__TO BE DONE__: Give again only the lines beginning with the one that contains "Output the component" and ending with the one that contains "Chart.register(...registerables);"; include both of those lines.
◇ ◇ ◇ ◇ ◇ ◇ ◇
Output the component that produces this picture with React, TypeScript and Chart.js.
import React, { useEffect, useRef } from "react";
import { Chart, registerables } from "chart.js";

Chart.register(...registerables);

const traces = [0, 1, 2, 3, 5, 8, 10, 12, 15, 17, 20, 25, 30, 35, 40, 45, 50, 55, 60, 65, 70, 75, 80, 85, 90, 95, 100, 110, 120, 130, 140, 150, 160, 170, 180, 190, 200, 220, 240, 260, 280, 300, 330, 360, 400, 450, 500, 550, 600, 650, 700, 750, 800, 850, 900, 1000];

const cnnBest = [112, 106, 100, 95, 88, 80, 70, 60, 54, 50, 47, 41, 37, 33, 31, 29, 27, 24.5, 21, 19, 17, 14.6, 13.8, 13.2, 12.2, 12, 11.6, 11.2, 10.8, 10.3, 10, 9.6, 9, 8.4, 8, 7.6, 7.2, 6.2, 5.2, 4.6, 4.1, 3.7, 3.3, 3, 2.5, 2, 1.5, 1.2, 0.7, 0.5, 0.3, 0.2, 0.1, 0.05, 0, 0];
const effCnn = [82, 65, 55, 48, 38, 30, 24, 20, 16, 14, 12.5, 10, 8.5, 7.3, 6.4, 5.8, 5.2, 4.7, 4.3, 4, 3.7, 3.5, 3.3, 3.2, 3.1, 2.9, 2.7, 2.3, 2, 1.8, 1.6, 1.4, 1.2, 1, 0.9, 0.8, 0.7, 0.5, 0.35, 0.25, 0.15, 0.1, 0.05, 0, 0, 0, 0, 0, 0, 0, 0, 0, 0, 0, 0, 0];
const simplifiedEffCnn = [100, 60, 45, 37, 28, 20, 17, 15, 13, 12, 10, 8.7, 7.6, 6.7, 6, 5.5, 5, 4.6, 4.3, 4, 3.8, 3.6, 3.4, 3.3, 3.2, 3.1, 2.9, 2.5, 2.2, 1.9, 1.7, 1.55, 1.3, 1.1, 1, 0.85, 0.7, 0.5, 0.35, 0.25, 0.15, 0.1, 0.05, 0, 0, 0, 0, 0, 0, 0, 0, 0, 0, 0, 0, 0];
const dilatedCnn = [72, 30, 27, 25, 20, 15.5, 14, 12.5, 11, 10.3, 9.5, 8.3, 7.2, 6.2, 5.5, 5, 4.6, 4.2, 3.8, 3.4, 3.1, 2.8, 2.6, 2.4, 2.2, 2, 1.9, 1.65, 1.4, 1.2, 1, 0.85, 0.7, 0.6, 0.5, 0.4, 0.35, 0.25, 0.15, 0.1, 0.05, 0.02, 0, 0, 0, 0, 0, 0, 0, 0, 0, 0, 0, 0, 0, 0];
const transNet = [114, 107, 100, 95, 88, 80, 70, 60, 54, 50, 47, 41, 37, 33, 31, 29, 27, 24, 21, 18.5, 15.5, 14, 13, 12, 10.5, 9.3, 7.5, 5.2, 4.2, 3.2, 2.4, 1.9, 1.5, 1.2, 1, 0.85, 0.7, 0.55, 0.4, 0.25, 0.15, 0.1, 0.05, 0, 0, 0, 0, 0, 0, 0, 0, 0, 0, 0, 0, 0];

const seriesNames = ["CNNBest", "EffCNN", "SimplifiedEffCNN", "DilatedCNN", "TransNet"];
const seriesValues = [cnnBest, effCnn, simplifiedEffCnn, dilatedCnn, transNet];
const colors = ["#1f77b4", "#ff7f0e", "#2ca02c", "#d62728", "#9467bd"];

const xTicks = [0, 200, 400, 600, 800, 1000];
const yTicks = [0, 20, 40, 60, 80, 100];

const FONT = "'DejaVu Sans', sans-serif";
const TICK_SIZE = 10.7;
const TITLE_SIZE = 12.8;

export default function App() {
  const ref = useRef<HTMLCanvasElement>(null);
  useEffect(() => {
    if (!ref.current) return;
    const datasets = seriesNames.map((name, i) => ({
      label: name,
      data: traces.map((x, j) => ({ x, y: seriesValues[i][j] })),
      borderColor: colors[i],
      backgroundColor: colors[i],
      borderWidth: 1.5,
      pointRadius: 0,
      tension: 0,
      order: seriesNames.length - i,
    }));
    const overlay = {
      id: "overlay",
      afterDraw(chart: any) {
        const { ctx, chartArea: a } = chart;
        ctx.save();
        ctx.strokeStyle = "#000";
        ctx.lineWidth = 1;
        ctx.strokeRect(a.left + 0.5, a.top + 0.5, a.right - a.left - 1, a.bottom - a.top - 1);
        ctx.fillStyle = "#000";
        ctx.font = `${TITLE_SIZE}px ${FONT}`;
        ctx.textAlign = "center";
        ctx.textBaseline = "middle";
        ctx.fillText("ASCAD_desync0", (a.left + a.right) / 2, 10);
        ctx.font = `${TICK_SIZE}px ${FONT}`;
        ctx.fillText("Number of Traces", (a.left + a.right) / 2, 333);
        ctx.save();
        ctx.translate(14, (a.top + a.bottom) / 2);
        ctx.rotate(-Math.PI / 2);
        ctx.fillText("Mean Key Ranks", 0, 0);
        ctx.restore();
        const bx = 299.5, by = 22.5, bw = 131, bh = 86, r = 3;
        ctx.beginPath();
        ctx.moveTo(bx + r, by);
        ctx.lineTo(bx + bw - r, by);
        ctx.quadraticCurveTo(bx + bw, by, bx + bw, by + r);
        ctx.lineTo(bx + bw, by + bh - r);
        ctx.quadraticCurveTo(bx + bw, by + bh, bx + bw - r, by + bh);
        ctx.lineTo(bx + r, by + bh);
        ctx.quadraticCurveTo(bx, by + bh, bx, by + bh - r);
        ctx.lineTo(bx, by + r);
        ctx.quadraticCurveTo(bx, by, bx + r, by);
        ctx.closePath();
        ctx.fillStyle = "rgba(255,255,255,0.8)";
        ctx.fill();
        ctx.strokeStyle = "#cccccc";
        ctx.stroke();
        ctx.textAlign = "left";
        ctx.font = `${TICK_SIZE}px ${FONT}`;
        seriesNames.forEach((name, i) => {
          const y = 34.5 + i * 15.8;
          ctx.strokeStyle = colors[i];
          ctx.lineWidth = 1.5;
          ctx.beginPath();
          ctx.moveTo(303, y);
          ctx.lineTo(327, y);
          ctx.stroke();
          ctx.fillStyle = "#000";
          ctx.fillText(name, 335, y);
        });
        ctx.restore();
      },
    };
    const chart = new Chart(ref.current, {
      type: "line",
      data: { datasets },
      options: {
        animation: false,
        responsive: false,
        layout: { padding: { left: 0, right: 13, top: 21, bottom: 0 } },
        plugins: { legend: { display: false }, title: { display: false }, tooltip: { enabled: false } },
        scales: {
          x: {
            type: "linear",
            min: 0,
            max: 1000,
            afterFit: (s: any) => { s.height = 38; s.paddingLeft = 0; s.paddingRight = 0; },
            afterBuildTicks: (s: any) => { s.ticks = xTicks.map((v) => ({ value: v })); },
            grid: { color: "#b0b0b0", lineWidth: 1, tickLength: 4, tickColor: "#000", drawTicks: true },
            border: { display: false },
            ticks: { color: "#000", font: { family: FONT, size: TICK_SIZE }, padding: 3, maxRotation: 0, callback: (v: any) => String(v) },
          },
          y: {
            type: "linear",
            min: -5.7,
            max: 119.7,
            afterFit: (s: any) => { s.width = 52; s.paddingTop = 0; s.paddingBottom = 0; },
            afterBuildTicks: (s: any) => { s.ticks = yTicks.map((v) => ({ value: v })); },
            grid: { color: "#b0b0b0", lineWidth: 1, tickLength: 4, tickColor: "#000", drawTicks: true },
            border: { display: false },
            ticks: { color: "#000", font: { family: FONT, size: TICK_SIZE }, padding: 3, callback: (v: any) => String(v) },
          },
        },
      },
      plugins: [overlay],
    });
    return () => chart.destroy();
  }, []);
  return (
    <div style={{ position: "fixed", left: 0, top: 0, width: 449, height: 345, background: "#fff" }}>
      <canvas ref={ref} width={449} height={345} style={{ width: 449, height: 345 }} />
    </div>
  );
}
◇ ◇ ◇ ◇ ◇ ◇ ◇
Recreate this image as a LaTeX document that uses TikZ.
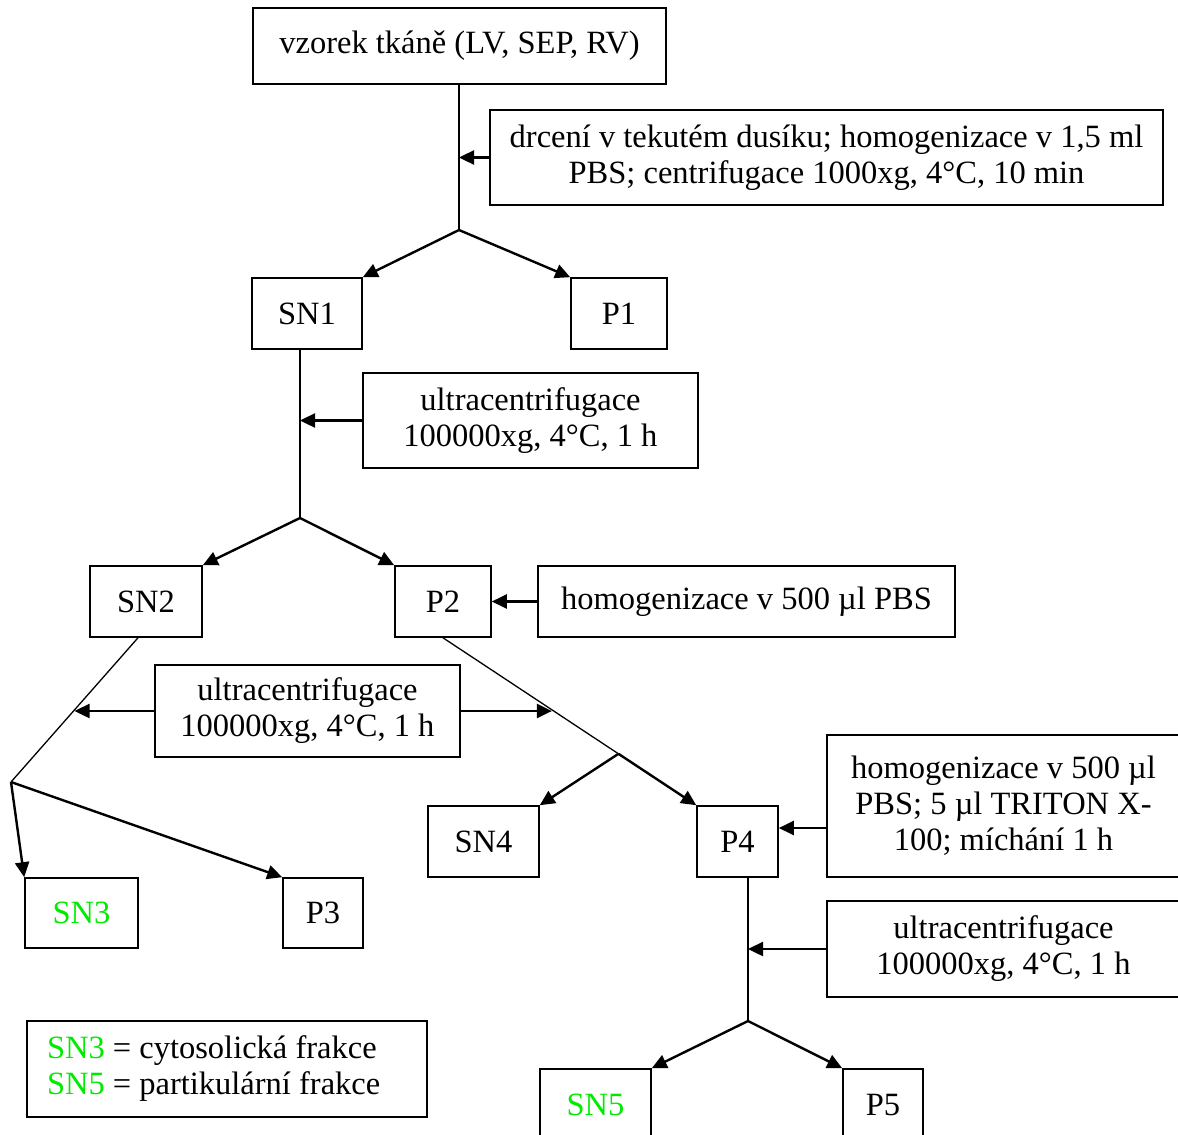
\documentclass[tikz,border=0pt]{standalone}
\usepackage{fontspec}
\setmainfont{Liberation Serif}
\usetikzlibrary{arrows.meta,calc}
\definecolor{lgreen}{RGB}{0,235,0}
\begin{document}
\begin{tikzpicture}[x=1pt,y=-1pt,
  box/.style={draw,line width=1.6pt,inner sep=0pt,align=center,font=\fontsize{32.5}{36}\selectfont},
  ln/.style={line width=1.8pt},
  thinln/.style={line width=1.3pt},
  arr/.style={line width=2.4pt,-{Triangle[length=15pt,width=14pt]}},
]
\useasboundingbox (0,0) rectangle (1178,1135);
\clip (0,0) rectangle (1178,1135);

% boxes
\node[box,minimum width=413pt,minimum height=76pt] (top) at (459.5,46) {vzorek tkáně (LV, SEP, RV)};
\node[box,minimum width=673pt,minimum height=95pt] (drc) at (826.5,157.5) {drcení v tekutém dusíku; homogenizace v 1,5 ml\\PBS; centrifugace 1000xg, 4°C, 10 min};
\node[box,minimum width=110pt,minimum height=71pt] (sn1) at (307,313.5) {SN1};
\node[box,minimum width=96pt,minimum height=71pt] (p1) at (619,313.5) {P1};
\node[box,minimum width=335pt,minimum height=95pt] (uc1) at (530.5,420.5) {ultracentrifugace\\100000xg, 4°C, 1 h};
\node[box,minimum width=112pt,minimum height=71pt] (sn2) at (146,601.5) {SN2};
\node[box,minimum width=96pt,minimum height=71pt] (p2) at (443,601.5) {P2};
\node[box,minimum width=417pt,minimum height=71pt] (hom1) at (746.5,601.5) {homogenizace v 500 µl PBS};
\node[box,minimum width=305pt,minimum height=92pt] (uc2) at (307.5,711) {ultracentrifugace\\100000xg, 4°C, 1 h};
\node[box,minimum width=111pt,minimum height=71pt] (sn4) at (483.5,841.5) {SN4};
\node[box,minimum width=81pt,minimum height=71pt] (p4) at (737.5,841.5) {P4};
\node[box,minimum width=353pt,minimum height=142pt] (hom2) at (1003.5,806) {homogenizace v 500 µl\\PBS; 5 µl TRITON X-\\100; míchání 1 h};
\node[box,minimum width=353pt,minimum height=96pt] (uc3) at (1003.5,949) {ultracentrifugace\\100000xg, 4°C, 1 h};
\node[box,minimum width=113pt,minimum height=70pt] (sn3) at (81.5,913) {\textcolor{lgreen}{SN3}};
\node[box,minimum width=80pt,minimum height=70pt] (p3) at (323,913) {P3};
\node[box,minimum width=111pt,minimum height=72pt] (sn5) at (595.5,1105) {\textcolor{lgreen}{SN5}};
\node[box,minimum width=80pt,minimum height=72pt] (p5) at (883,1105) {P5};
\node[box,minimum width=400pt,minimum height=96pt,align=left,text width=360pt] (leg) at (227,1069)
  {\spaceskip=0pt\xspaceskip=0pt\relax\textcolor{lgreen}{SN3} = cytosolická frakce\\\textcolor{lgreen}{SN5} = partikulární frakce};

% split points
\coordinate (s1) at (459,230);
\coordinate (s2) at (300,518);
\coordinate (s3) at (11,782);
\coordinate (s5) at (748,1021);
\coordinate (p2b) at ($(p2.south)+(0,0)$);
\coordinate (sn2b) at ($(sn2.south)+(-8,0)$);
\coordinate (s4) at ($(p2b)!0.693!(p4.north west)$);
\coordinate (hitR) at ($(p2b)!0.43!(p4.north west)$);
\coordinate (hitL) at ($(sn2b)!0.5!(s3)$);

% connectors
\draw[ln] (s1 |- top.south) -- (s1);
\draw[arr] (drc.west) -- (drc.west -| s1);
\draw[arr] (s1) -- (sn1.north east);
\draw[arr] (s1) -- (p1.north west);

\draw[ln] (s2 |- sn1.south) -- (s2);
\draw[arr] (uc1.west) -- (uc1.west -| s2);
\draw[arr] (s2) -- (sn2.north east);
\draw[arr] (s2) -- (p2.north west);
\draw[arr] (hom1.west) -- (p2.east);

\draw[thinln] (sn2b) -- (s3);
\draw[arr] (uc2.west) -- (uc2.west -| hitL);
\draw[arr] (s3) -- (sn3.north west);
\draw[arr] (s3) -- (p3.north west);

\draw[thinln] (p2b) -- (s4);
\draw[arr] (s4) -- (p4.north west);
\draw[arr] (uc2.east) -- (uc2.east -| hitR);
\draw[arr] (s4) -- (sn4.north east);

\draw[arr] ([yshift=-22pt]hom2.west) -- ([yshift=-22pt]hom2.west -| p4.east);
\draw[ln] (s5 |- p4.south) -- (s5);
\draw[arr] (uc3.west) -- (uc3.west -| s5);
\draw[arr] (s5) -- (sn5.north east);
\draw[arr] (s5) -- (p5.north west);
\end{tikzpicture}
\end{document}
◇ ◇ ◇ ◇ ◇ ◇ ◇
__WRITTEN SOLUTION__:
Output the component that produces this picture with React, TypeScript and Chart.js.
import React, { useEffect, useRef } from "react";
import { Chart, registerables } from "chart.js";

Chart.register(...registerables);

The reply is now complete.